Problem details
Only the lines from the start of the data below through the line that contains "wide] (p3) at" are to be copied, exactly and without pictures.

___ Supplied information ___

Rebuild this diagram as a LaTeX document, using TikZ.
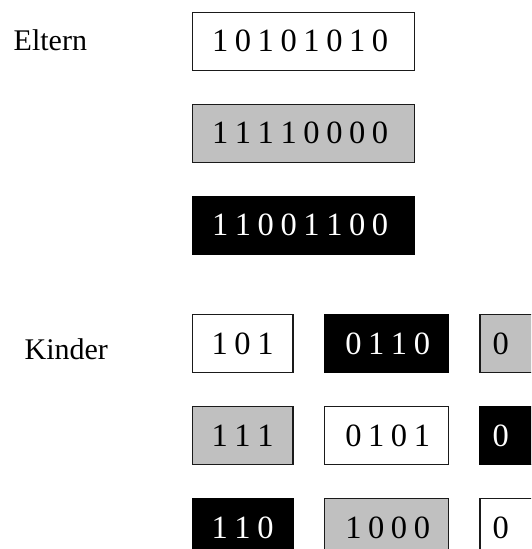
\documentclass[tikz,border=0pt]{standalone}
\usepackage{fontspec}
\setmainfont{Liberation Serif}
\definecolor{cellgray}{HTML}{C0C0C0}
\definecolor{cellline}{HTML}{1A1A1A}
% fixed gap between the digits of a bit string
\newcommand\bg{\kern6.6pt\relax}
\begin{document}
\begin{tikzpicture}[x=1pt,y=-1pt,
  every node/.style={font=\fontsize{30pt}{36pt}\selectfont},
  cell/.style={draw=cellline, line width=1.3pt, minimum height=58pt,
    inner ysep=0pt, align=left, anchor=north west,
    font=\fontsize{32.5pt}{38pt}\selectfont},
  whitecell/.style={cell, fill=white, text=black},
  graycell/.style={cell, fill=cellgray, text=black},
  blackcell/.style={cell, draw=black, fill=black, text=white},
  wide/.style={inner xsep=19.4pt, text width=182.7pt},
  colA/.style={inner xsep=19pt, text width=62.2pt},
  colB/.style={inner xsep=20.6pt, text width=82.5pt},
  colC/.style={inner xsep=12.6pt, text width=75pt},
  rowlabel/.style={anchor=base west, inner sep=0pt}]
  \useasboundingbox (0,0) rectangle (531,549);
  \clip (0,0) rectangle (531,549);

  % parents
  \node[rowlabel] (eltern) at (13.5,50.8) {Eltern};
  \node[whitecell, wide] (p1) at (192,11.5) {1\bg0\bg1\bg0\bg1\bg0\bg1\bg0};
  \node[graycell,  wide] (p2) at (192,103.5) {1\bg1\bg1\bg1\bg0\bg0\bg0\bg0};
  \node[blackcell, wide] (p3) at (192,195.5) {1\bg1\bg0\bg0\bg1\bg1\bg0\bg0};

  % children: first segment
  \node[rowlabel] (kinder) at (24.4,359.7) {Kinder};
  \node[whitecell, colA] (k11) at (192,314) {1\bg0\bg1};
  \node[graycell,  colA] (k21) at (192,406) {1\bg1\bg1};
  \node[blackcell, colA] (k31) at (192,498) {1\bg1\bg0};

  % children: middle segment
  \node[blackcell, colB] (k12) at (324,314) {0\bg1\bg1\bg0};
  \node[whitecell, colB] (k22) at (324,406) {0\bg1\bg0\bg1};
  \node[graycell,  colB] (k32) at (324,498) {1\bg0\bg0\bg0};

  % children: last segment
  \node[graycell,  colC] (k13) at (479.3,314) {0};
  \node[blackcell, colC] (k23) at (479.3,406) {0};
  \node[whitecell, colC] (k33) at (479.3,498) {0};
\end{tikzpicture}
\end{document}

___

Full response
Rebuild this diagram as a LaTeX document, using TikZ.
\documentclass[tikz,border=0pt]{standalone}
\usepackage{fontspec}
\setmainfont{Liberation Serif}
\definecolor{cellgray}{HTML}{C0C0C0}
\definecolor{cellline}{HTML}{1A1A1A}
% fixed gap between the digits of a bit string
\newcommand\bg{\kern6.6pt\relax}
\begin{document}
\begin{tikzpicture}[x=1pt,y=-1pt,
  every node/.style={font=\fontsize{30pt}{36pt}\selectfont},
  cell/.style={draw=cellline, line width=1.3pt, minimum height=58pt,
    inner ysep=0pt, align=left, anchor=north west,
    font=\fontsize{32.5pt}{38pt}\selectfont},
  whitecell/.style={cell, fill=white, text=black},
  graycell/.style={cell, fill=cellgray, text=black},
  blackcell/.style={cell, draw=black, fill=black, text=white},
  wide/.style={inner xsep=19.4pt, text width=182.7pt},
  colA/.style={inner xsep=19pt, text width=62.2pt},
  colB/.style={inner xsep=20.6pt, text width=82.5pt},
  colC/.style={inner xsep=12.6pt, text width=75pt},
  rowlabel/.style={anchor=base west, inner sep=0pt}]
  \useasboundingbox (0,0) rectangle (531,549);
  \clip (0,0) rectangle (531,549);

  % parents
  \node[rowlabel] (eltern) at (13.5,50.8) {Eltern};
  \node[whitecell, wide] (p1) at (192,11.5) {1\bg0\bg1\bg0\bg1\bg0\bg1\bg0};
  \node[graycell,  wide] (p2) at (192,103.5) {1\bg1\bg1\bg1\bg0\bg0\bg0\bg0};
  \node[blackcell, wide] (p3) at (192,195.5) {1\bg1\bg0\bg0\bg1\bg1\bg0\bg0};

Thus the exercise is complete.